# Exercise task:
Reproduce, exactly and in full, the lines from the one with "Write the TikZ code for this diagram." through the one with "opacity=0.5] (0,0) rectangle (1568,1158);" in the data below; drop pictures.

----- Extracted material -----

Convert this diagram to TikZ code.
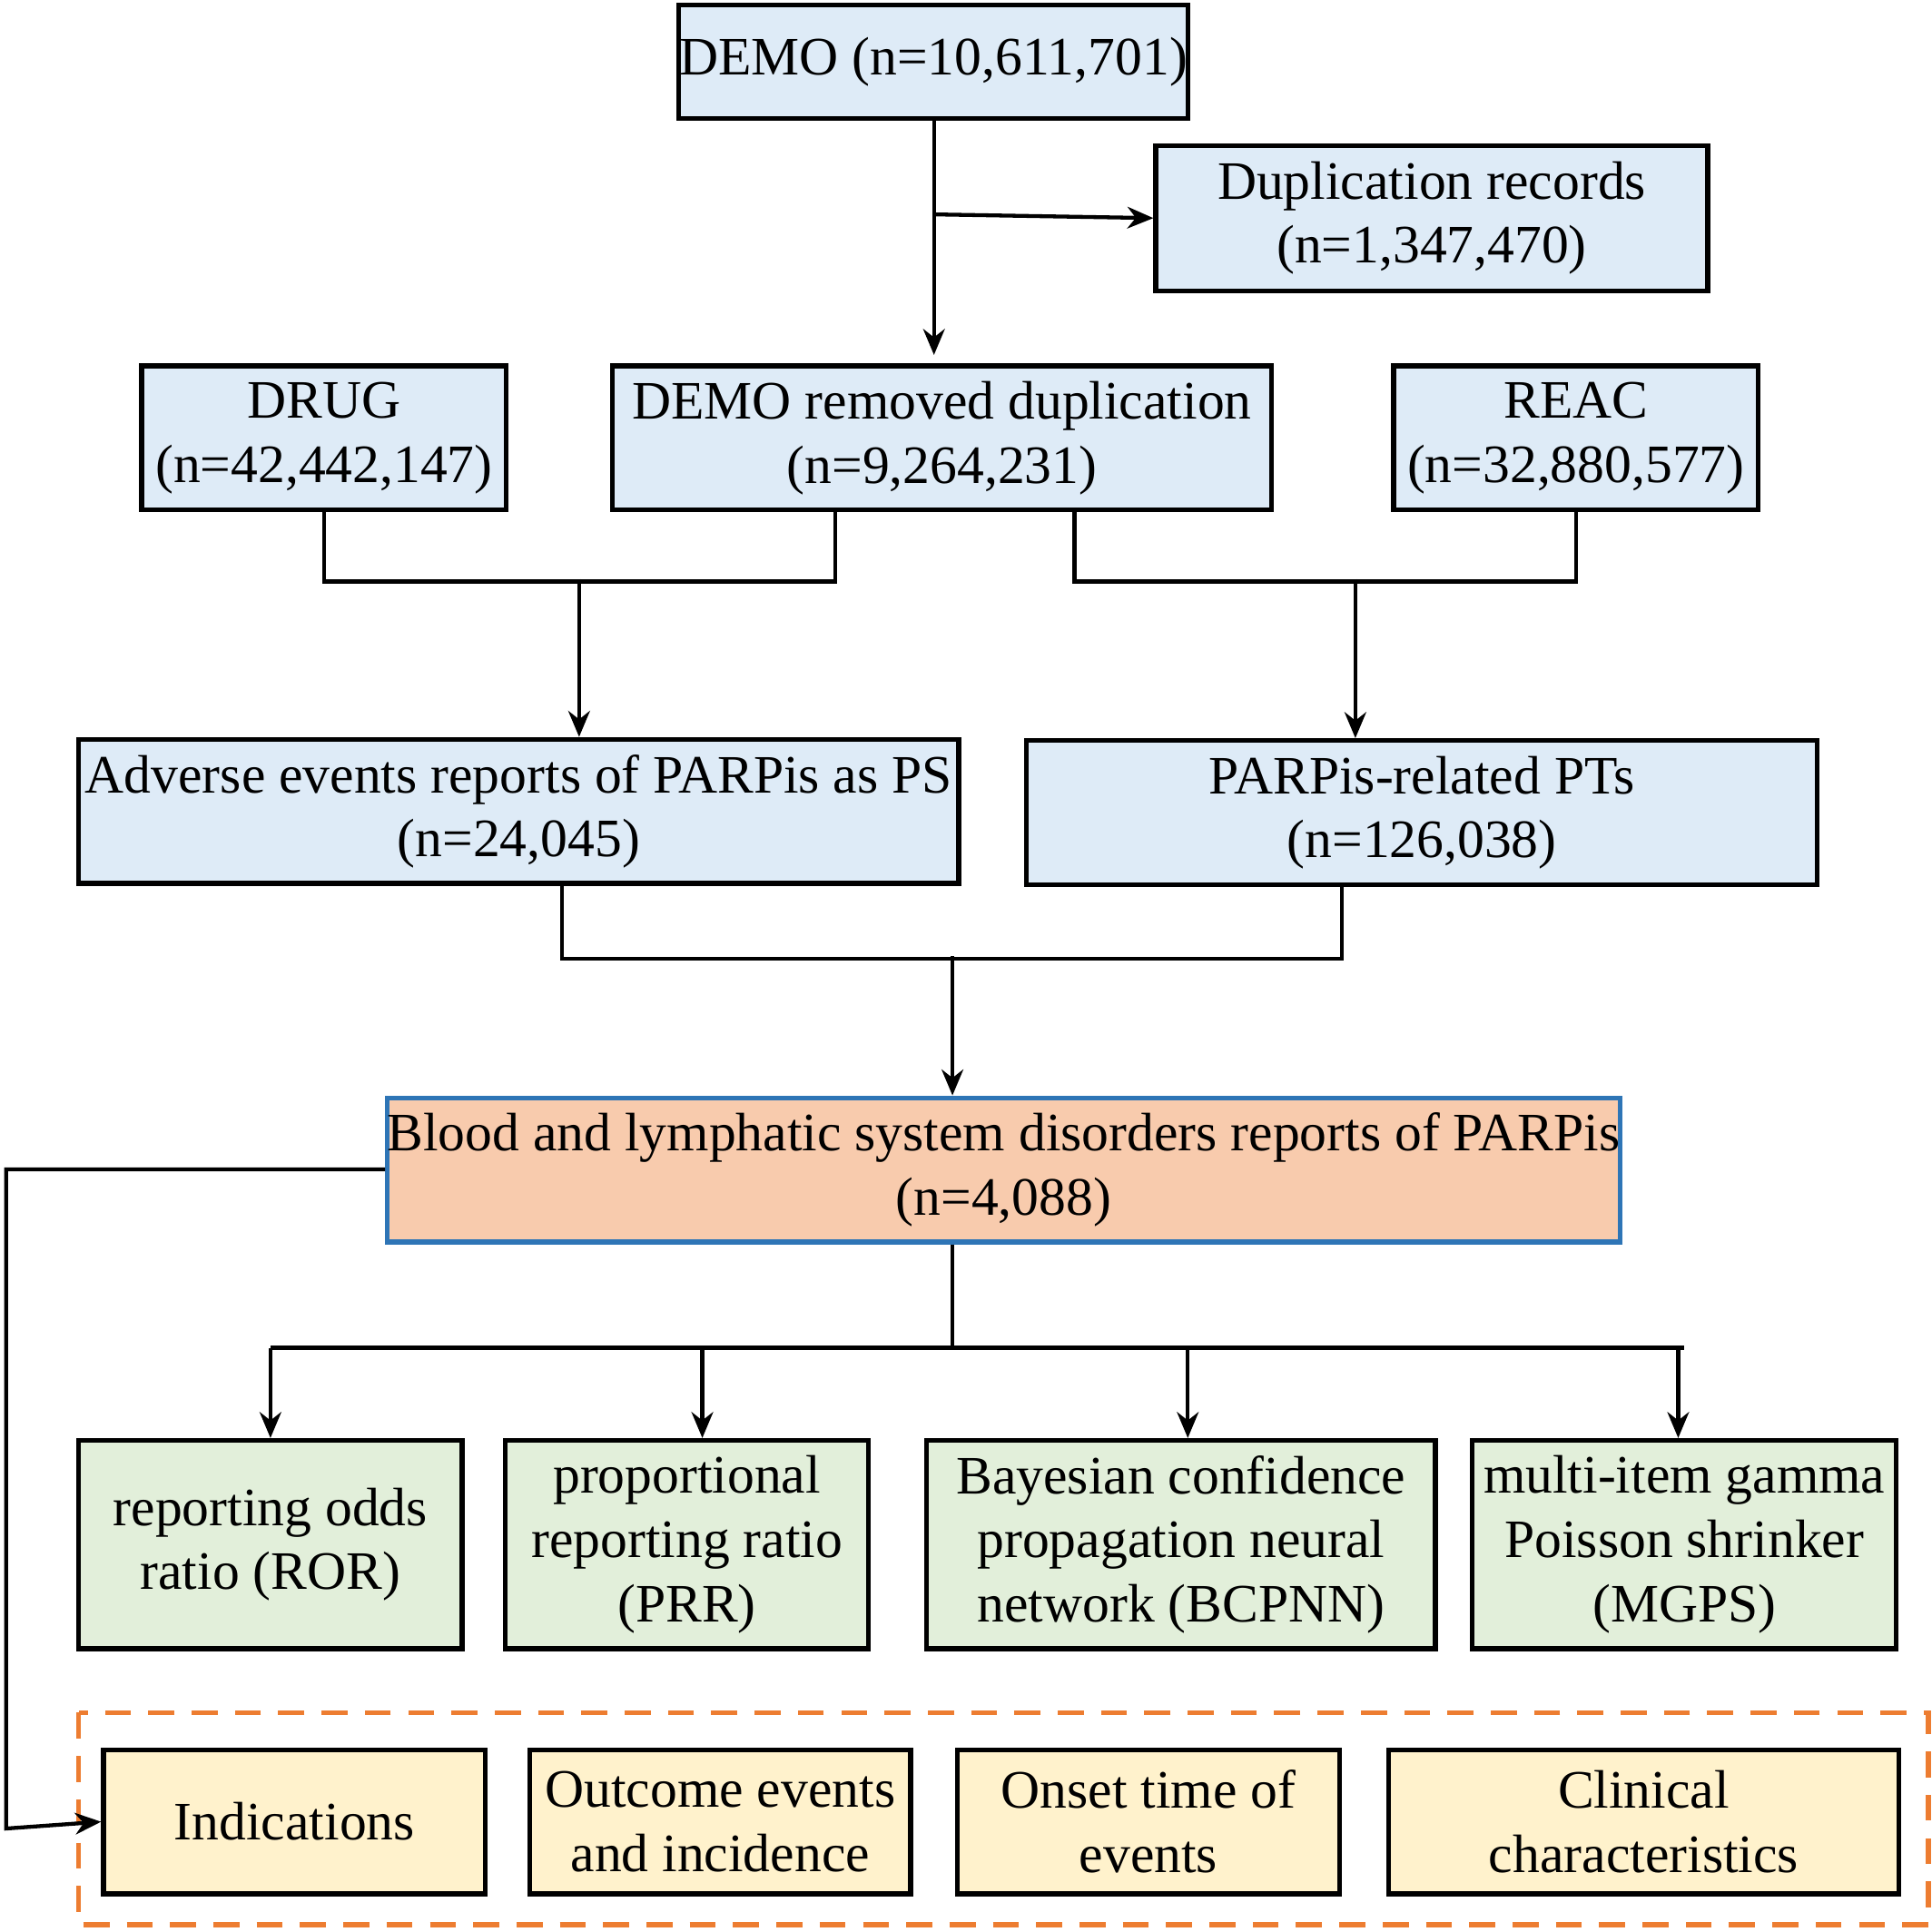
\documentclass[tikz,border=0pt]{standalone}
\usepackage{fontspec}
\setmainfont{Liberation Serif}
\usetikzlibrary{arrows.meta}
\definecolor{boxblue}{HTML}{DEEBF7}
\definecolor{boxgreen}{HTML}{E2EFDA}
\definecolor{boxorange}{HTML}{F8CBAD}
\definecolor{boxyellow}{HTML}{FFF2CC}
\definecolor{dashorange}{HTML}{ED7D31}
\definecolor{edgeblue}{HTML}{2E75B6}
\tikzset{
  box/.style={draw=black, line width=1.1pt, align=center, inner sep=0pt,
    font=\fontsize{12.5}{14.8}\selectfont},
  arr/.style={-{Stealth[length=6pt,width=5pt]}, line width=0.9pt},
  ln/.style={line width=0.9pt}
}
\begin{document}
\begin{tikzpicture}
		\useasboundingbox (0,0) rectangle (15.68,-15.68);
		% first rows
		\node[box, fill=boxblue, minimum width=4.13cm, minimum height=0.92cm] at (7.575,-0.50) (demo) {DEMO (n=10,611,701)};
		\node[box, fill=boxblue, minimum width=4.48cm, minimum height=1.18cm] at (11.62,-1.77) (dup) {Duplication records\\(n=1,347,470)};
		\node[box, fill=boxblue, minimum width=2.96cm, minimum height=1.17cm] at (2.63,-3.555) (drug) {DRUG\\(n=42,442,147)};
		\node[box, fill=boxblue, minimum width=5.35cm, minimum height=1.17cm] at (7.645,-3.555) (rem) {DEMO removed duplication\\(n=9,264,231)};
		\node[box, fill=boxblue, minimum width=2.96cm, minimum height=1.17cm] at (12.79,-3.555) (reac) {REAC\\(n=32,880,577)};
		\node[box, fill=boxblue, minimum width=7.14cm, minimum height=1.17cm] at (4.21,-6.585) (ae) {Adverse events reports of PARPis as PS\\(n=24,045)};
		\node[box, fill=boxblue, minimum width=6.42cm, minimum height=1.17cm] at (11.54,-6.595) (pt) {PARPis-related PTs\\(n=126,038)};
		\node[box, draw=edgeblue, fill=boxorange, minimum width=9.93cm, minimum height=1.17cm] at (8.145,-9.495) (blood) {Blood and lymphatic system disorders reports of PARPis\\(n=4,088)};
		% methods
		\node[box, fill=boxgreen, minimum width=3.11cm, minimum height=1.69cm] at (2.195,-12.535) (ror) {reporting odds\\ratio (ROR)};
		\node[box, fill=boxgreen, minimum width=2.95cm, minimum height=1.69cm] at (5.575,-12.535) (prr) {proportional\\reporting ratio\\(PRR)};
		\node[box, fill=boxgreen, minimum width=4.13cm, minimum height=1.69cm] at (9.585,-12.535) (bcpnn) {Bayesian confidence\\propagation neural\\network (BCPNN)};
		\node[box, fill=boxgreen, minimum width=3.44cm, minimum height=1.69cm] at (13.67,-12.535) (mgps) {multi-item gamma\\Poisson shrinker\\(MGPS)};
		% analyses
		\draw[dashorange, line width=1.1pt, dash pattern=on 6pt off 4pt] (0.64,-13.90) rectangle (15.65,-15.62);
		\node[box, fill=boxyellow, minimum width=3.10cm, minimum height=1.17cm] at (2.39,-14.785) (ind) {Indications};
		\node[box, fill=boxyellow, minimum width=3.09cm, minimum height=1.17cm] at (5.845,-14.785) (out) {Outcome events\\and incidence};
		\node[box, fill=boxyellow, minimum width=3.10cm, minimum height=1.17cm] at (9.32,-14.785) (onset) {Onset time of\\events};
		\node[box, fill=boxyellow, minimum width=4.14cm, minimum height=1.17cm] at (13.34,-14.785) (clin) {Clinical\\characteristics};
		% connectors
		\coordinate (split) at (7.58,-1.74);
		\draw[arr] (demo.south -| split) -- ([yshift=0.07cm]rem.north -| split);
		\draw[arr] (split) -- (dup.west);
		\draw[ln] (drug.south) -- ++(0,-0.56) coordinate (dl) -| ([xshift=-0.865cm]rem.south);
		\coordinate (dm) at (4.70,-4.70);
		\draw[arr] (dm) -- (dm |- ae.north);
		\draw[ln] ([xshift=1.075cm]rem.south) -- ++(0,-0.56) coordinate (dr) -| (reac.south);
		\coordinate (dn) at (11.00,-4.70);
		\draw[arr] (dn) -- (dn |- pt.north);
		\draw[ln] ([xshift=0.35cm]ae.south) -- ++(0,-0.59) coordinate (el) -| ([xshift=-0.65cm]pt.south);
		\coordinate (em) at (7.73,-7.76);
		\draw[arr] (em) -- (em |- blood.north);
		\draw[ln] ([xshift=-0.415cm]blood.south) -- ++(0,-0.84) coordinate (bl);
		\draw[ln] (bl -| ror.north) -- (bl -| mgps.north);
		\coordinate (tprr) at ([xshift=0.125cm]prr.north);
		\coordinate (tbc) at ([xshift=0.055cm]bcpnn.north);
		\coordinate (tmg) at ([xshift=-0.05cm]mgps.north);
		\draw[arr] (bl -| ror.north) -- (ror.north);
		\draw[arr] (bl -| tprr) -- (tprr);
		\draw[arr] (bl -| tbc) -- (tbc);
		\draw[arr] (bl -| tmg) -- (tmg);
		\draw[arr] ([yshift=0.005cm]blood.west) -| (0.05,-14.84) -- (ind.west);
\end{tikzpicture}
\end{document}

-----
----- Extracted material -----

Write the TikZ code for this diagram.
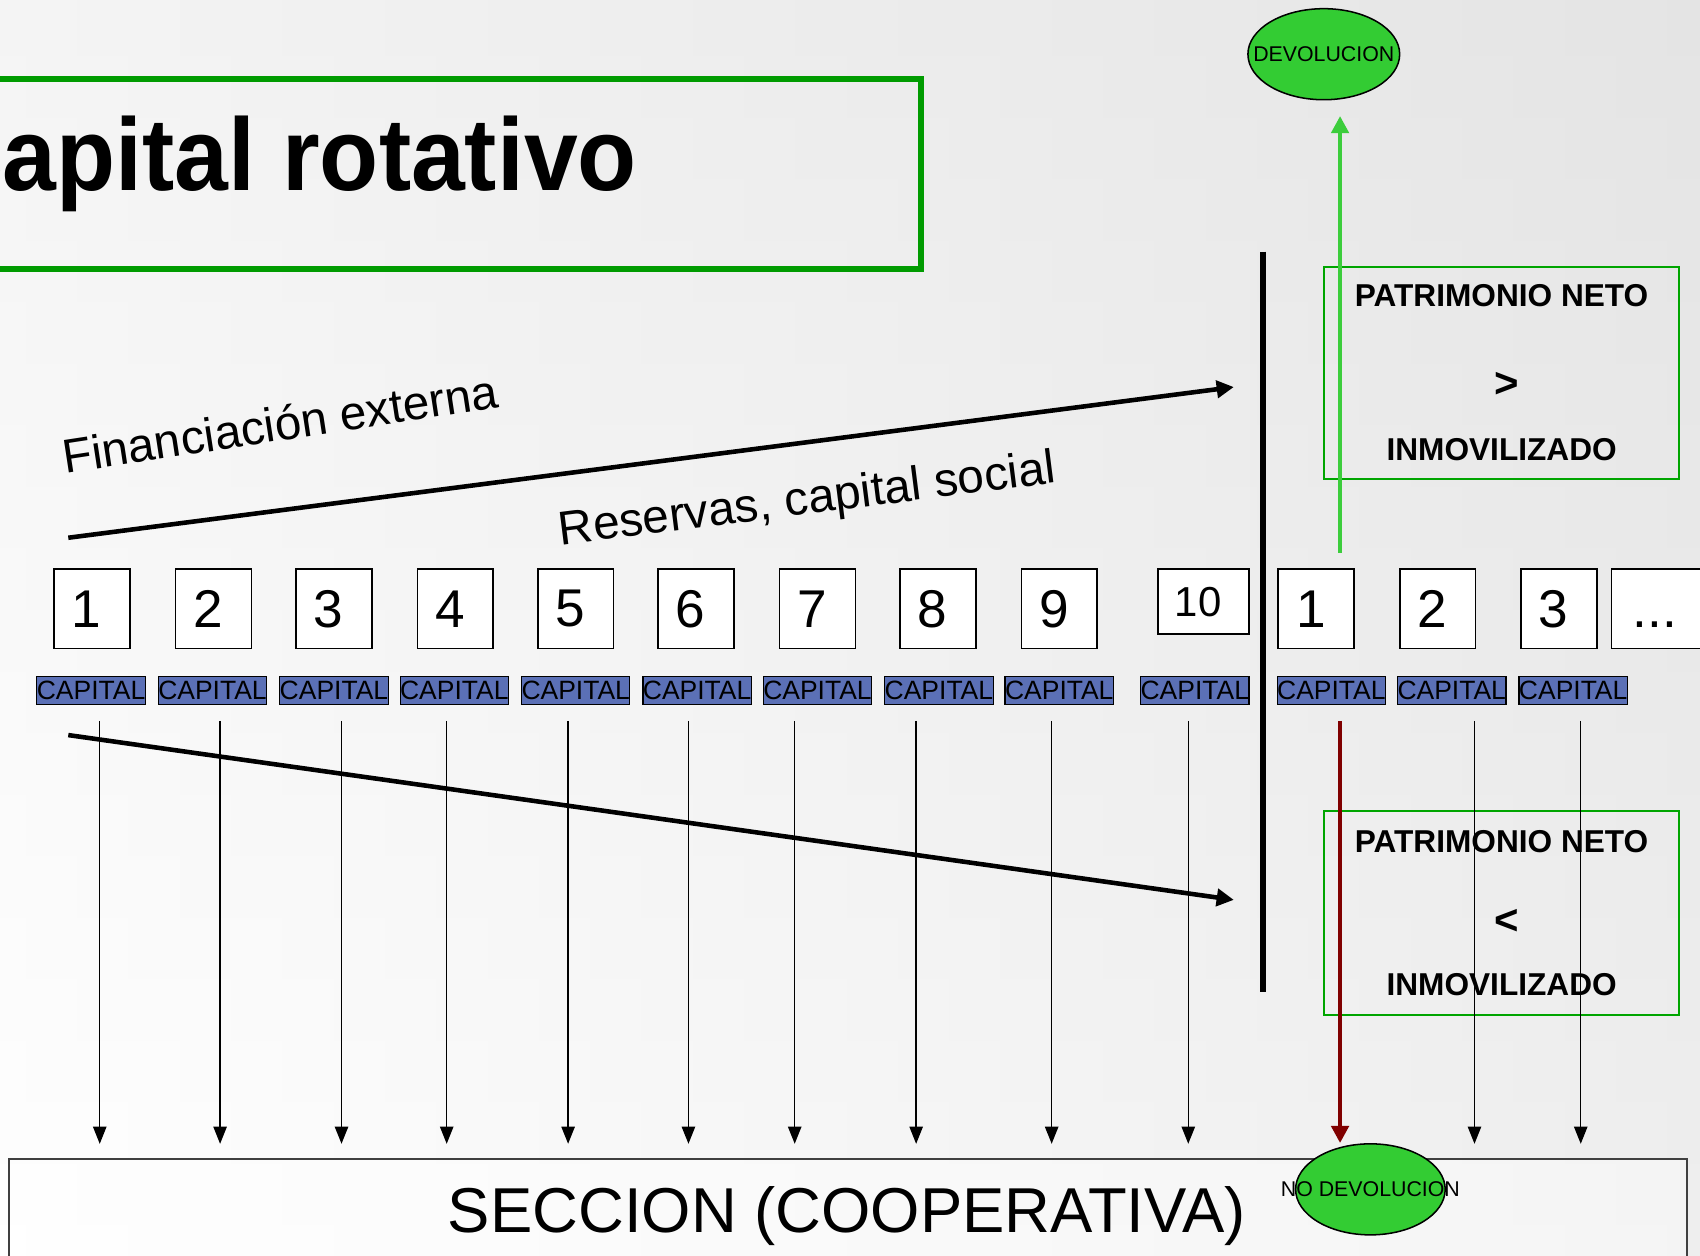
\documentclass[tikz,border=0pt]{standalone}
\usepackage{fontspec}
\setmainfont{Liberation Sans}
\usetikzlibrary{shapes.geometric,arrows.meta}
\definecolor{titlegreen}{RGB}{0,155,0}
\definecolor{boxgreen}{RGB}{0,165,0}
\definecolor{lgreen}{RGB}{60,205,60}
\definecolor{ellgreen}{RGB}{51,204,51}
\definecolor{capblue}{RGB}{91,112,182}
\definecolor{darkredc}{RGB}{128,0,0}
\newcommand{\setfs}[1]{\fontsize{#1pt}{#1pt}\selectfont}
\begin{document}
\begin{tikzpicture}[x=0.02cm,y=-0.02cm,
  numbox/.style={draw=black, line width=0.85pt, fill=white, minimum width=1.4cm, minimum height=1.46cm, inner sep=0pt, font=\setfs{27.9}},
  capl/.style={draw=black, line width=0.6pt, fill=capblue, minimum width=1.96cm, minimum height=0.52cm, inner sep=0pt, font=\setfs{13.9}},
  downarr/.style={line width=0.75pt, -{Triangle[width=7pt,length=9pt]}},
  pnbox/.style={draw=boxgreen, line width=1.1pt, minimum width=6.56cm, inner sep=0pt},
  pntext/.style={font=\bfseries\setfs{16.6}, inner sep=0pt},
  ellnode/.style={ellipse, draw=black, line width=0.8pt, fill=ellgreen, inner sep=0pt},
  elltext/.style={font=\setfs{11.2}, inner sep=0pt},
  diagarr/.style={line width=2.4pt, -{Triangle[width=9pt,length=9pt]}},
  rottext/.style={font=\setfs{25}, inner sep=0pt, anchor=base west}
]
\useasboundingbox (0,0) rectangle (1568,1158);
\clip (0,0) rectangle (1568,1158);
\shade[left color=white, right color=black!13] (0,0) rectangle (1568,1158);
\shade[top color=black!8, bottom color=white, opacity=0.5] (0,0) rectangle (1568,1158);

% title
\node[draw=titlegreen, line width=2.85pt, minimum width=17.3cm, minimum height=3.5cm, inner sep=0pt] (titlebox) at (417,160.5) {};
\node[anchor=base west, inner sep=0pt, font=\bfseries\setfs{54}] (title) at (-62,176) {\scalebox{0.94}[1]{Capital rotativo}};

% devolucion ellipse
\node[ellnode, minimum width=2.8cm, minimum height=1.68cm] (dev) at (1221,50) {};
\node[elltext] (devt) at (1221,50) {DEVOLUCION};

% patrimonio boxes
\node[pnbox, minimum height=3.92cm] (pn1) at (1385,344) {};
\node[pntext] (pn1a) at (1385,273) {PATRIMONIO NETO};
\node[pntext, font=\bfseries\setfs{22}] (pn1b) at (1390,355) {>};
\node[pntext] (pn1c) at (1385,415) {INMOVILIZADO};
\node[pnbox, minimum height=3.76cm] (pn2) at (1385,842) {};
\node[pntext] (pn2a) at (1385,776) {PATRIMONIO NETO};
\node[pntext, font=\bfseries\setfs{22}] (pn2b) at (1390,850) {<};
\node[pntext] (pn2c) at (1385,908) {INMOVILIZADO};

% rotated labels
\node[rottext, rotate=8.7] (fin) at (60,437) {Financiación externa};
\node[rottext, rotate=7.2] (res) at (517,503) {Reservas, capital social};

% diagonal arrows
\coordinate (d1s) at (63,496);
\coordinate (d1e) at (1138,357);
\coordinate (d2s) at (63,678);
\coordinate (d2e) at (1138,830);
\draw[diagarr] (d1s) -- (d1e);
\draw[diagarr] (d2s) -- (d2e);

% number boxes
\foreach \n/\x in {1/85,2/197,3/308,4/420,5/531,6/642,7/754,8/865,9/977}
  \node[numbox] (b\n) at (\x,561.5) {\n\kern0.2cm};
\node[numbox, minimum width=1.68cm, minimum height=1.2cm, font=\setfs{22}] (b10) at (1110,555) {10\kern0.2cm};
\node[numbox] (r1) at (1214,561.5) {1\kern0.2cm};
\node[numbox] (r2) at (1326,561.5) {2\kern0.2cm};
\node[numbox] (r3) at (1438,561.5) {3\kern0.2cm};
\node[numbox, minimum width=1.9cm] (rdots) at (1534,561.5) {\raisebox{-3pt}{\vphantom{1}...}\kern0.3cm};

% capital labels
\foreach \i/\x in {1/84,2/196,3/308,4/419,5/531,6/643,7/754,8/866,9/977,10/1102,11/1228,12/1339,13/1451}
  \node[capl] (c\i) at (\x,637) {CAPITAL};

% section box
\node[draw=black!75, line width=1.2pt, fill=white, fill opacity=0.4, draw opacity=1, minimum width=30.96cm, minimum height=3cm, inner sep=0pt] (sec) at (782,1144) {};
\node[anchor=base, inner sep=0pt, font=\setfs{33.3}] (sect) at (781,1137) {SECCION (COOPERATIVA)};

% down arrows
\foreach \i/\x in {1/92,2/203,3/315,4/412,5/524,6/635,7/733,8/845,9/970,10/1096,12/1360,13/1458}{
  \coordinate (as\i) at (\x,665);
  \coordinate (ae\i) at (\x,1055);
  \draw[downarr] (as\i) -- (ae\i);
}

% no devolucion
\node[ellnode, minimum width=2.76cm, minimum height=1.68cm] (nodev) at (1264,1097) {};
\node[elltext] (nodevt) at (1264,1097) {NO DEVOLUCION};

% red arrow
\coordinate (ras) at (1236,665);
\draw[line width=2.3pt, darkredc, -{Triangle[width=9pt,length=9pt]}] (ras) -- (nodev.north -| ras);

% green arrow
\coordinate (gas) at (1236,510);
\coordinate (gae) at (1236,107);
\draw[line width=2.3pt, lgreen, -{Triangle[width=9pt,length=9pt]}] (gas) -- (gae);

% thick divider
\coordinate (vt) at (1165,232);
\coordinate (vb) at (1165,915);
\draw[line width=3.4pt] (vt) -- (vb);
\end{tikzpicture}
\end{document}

-----

# Full output:
Write the TikZ code for this diagram.
\documentclass[tikz,border=0pt]{standalone}
\usepackage{fontspec}
\setmainfont{Liberation Sans}
\usetikzlibrary{shapes.geometric,arrows.meta}
\definecolor{titlegreen}{RGB}{0,155,0}
\definecolor{boxgreen}{RGB}{0,165,0}
\definecolor{lgreen}{RGB}{60,205,60}
\definecolor{ellgreen}{RGB}{51,204,51}
\definecolor{capblue}{RGB}{91,112,182}
\definecolor{darkredc}{RGB}{128,0,0}
\newcommand{\setfs}[1]{\fontsize{#1pt}{#1pt}\selectfont}
\begin{document}
\begin{tikzpicture}[x=0.02cm,y=-0.02cm,
  numbox/.style={draw=black, line width=0.85pt, fill=white, minimum width=1.4cm, minimum height=1.46cm, inner sep=0pt, font=\setfs{27.9}},
  capl/.style={draw=black, line width=0.6pt, fill=capblue, minimum width=1.96cm, minimum height=0.52cm, inner sep=0pt, font=\setfs{13.9}},
  downarr/.style={line width=0.75pt, -{Triangle[width=7pt,length=9pt]}},
  pnbox/.style={draw=boxgreen, line width=1.1pt, minimum width=6.56cm, inner sep=0pt},
  pntext/.style={font=\bfseries\setfs{16.6}, inner sep=0pt},
  ellnode/.style={ellipse, draw=black, line width=0.8pt, fill=ellgreen, inner sep=0pt},
  elltext/.style={font=\setfs{11.2}, inner sep=0pt},
  diagarr/.style={line width=2.4pt, -{Triangle[width=9pt,length=9pt]}},
  rottext/.style={font=\setfs{25}, inner sep=0pt, anchor=base west}
]
\useasboundingbox (0,0) rectangle (1568,1158);
\clip (0,0) rectangle (1568,1158);
\shade[left color=white, right color=black!13] (0,0) rectangle (1568,1158);
\shade[top color=black!8, bottom color=white, opacity=0.5] (0,0) rectangle (1568,1158);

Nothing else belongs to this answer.